В этой демонической ипостаси он передо мной и предстал, когда я пришла в гости к его отцу. Мне было двадцать четыре, я уже несколько месяцев получала второе высшее, изучая ландшафтный дизайн при Католическом университете. Ландшафтную архитектуру у нас вел корифей из корифеев — Габриэль Баррос, чьи немногочисленные творения были воплощением концептуальной строгости. Меня с моим агрономическим образованием обилие специальной терминологии в его лекциях поначалу ставило в тупик. На агронома я отучилась по настоянию родителей: мама считала ландшафтный дизайн развлечением и требовала, чтобы сначала я получила более надежную профессию, отец же, как медик, доказывал необходимость прочной научной базы. С лекциями мне в итоге помог узнавший о моих мучениях однокурсник Мигель, он заодно поведал, что Баррос знаменит неуступчивостью и принципиальностью — как со студентами, так и с заказчиками. Своим студентам он внушал: обсудили с клиентом заявку — и больше ни на какие дилетантские капризы не ведемся. Эта слава несгибаемого обрекала его на затворничество в стенах аудиторий архитектурного факультета. В каждой его фразе, в каждой прочерченной линии чувствовалась одержимость профессией. Имена своих двадцати студентов он запомнил мгновенно и так же быстро определил потолок наших способностей. «Вы, Амелия Тонет, — он называл нас на вы, — чувствуете растения, разбираетесь в них, но рисуете отвратительно. Не набьете руку на эскизах, не получите ощущения пропорций и перспективы. Заведите блокнот для набросков — перед вами наконец откроются все три измерения». Он относился к нам с теплом и участием, не опускаясь при этом до панибратства. За наши работы Баррос переживал как за свои, всегда держал двери своего кабинета открытыми, охотно беседовал после занятий в столовой или в зеленых патио колониального кампуса, интересовался нашей жизнью — даже романчиками на курсе. Еще он умело пользовался своими актерскими способностями — не упускал случая процитировать подходящий афоризм, с лету изобразить забавный акцент, состроить гримасу в ответ на очевидную глупость.

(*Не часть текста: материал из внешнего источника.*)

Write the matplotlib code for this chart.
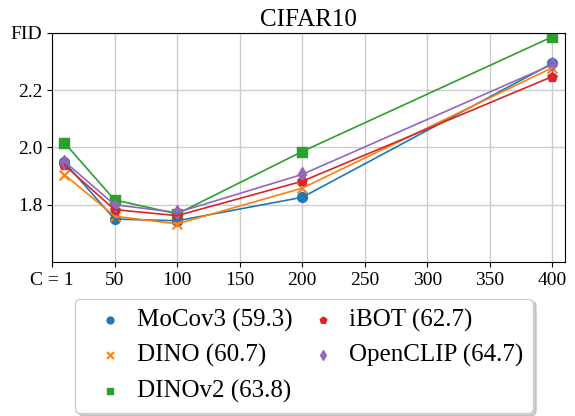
import matplotlib
matplotlib.use("Agg")
import matplotlib.pyplot as plt
import numpy as np

plt.rcParams['font.family'] = ['Liberation Serif', 'DejaVu Serif']

# nombre de classes C (le premier point est affiché "C = 1")
C = [10, 50, 100, 200, 400]

fid_mocov3 = [1.948, 1.750, 1.744, 1.826, 2.294]
fid_dino = [1.905, 1.760, 1.733, 1.858, 2.279]
fid_dinov2 = [2.016, 1.817, 1.768, 1.986, 2.387]
fid_ibot = [1.938, 1.783, 1.762, 1.882, 2.248]
fid_openclip = [1.951, 1.800, 1.773, 1.906, 2.290]

noms = ['MoCov3 (59.3)', 'DINO (60.7)', 'DINOv2 (63.8)', 'iBOT (62.7)', 'OpenCLIP (64.7)']
series = [fid_mocov3, fid_dino, fid_dinov2, fid_ibot, fid_openclip]
marqueurs = ['o', 'x', 's', 'p', 'd']
couleurs = ['tab:blue', 'tab:orange', 'tab:green', 'tab:red', 'tab:purple']

xticks = [0, 50, 100, 150, 200, 250, 300, 350, 400]
xlabels = ['C = 1', '50', '100', '150', '200', '250', '300', '350', '400']
yticks = [1.8, 2.0, 2.2, 2.4]
ylabels = ['1.8', '2.0', '2.2', 'FID']

fig = plt.figure(figsize=(5.75, 4.16), dpi=100)
ax = fig.add_axes([0.0904, 0.3702, 0.8922, 0.5505])

for y, nom, m, c in zip(series, noms, marqueurs, couleurs):
    ax.scatter(C, y, marker=m, color=c, s=50, label=nom)
    ax.plot(C, y, color=c, linewidth=1.2)

ax.set_xlim(0, 410)
ax.set_ylim(1.6, 2.4)
ax.set_xticks(xticks)
ax.set_xticklabels(xlabels)
ax.set_yticks(yticks)
ax.set_yticklabels(ylabels)
ax.tick_params(labelsize=14)
ax.grid(True, color='#cccccc', linewidth=1)
ax.set_axisbelow(True)
ax.set_title('CIFAR10', fontsize=18, pad=5)

ax.legend(loc='upper center', bbox_to_anchor=(0.492, -0.16), ncol=2,
          fontsize=18, shadow={'color': 'gray', 'alpha': 0.35},
          markerscale=0.7, handletextpad=0.06,
          handlelength=2.0, columnspacing=0.2, labelspacing=0.5,
          borderpad=0.4, borderaxespad=0)

fig.savefig('out.png', dpi=100)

Праздновать окончание семестра он пригласил нас к себе домой. Так я неожиданно очутилась в унылом доме постройки восьмидесятых на узкой улице Лас-Виолетас в Провиденсии. Баррос жил на последнем этаже, откуда открывался вид на море огней, раскинувшееся до южной границы города. В гостиной попадались предметы дизайнерской мебели — например, шезлонг кумира Барроса. Миса ван дель Роэ, и пара кресел «Василий» Марселя Брейера. Я подосадовала, что такой прославленный архитектор живет не в самолично спроектированном доме, а в обычной квартире с низкими потолками. Похоже, на преподавательскую зарплату он разгуляться не мог. Однако Мигель мои сочувственные настроения развеял: Баррос уже построил себе дом, которым восхищались все коллеги, а через некоторое время продал строительной компании, и теперь на его месте красуется многоэтажка. Шедевр остался лишь на фотографиях в университетской библиотеке. Барросу предложили баснословные деньги, и он не устоял, потому что любил роскошь: изысканный фуршетный стол, цветы в каждой комнате, серебряные подносы в руках официантов, картины с известными подписями — все это не оставляло сомнений в утонченном вкусе хозяина квартиры.

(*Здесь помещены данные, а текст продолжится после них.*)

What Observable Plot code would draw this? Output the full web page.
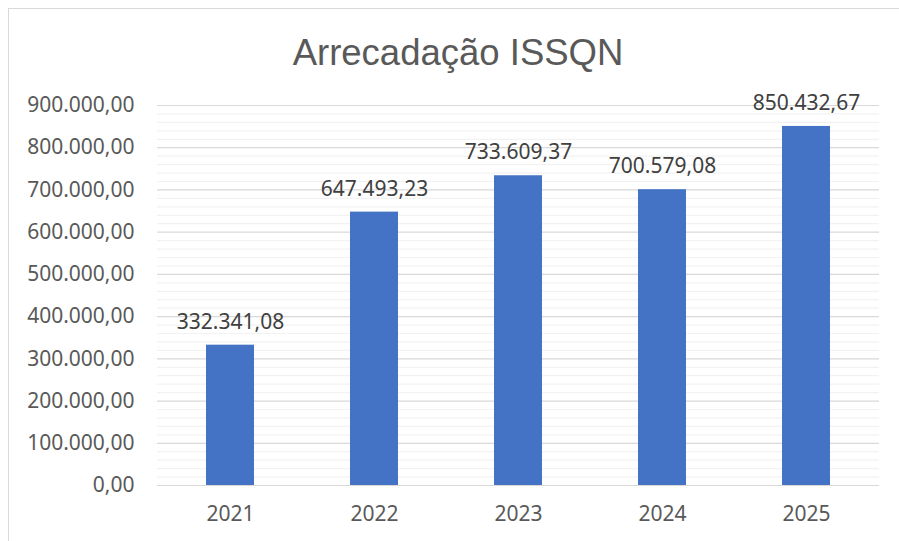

Эсекьель стоял у неразожженного камина с бокалом виски в руке и развлекал какую-то женщину, жестикулируя свободной рукой, смеясь (да еще как!) и наклоняясь к собеседнице все ниже. Но я тогда клюнула не столько на его раскованность, сколько на внешность. Хулой, высокий, с густыми римскими кудрями — ни дать ни взять молодой патриций, переодевшийся из тоги в джинсы и футболку, под которыми угадывались тугие мышцы (худоба оказалась атлетической подтянутостью).

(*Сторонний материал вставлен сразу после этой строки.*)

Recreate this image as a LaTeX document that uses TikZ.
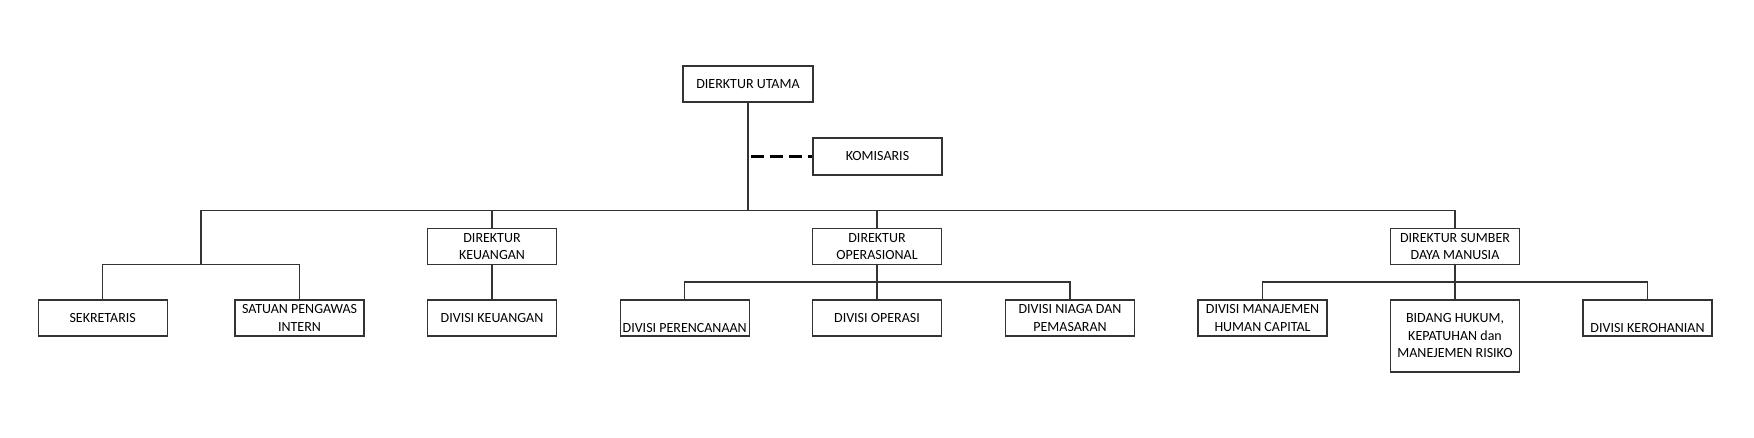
\documentclass[tikz,border=0pt]{standalone}
\usepackage{fontspec}
\setmainfont{Carlito}
\usepackage{tikz}
\tikzset{box/.style={draw=black!80,line width=1.4pt,minimum width=129pt,minimum height=36pt,
   inner sep=0pt,align=center,font=\fontsize{14}{17.5}\selectfont},
 tall/.style={minimum height=72pt},
 link/.style={draw=black!80,line width=1.4pt},
 komline/.style={draw=black,line width=3pt,dash pattern=on 13pt off 6pt,shorten <=3pt},
 }

\begin{document}
\begin{tikzpicture}[x=1pt,y=-1pt]
        \useasboundingbox (0,0) rectangle (1754,438);
        \node[box, minimum width=130pt] (utama) at (748, 84) {DIERKTUR UTAMA};
        \node[box, minimum height=37pt] (komisaris) at (877.5, 156.5) {KOMISARIS};
        \node[box] (keu) at (492, 246.5) {DIREKTUR\\KEUANGAN};
        \node[box] (ops) at (877, 246.5) {DIREKTUR\\OPERASIONAL};
        \node[box] (sdm) at (1455, 246.5) {DIREKTUR SUMBER\\DAYA MANUSIA};
        \node[box] (sekr) at (102.7, 318) {SEKRETARIS};
        \node[box] (satuan) at (299.5, 318) {SATUAN PENGAWAS\\INTERN};
        \node[box] (divkeu) at (492, 318) {DIVISI KEUANGAN};
        \node[box] (rencana) at (684.7, 318) {\strut\\DIVISI PERENCANAAN};
        \node[box] (operasi) at (877, 318) {DIVISI OPERASI};
        \node[box] (niaga) at (1070, 318) {DIVISI NIAGA DAN\\PEMASARAN};
        \node[box] (hc) at (1262.5, 318) {DIVISI MANAJEMEN\\HUMAN CAPITAL};
        \node[box, tall] (hukum) at (1455, 336) {BIDANG HUKUM,\\KEPATUHAN dan\\MANEJEMEN RISIKO};
        \node[box] (rohani) at (1647.5, 318) {\strut\\DIVISI KEROHANIAN};
        \coordinate (bar) at (201, 210.7);
        \coordinate (staffbar) at (201, 264.3);
        \coordinate (subbar) at (0, 282);
        % main bar
        \draw[link] (utama.south) -- (utama.south |- bar);
        \draw[link] (staffbar) -- (bar) -- (sdm.north |- bar) -- (sdm.north);
        \draw[link] (keu.north) -- (keu.north |- bar);
        \draw[link] (ops.north) -- (ops.north |- bar);
        \draw[komline] (komisaris.west -| utama.south) -- (komisaris.west);
        % staff
        \draw[link] (sekr.north) -- (sekr.north |- staffbar) -- (satuan.north |- staffbar) -- (satuan.north);
        \draw[link] (keu.south) -- (divkeu.north);
        % divisions
        \draw[link] (ops.south) -- (operasi.north);
        \draw[link] (rencana.north) -- (rencana.north |- subbar) -- (niaga.north |- subbar) -- (niaga.north);
        \draw[link] (sdm.south) -- (hukum.north);
        \draw[link] (hc.north) -- (hc.north |- subbar) -- (rohani.north |- subbar) -- (rohani.north);
    \end{tikzpicture}
\end{document}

Сейчас мне так странно бывает видеть подобный претенциозный до пошлости образ, в котором ясно читается, кого человек из себя строит и какой сложившейся в голове картинке пытается соответствовать. Позерство, актерский этюд… Наверное, все же не случаен этот архетип юного патриция, уверенного в неизбежности лавров и триумфов, но не подозревающего, какими усилиями все это будет достигнуто, балансирующего на грани между честолюбием и самообольщением. И хотя Эсекьель в свои двадцать пять уже вполне мог называться мужчиной, тогда, при первой встрече — и потом это впечатление подтвердилось, — я увидела в нем порывистого юношу. В его манерах чувствовался напор, в жестах — беспокойство, в речи — торопливость, верный признак, что в характере происходит брожение и до относительного равновесия еще далеко.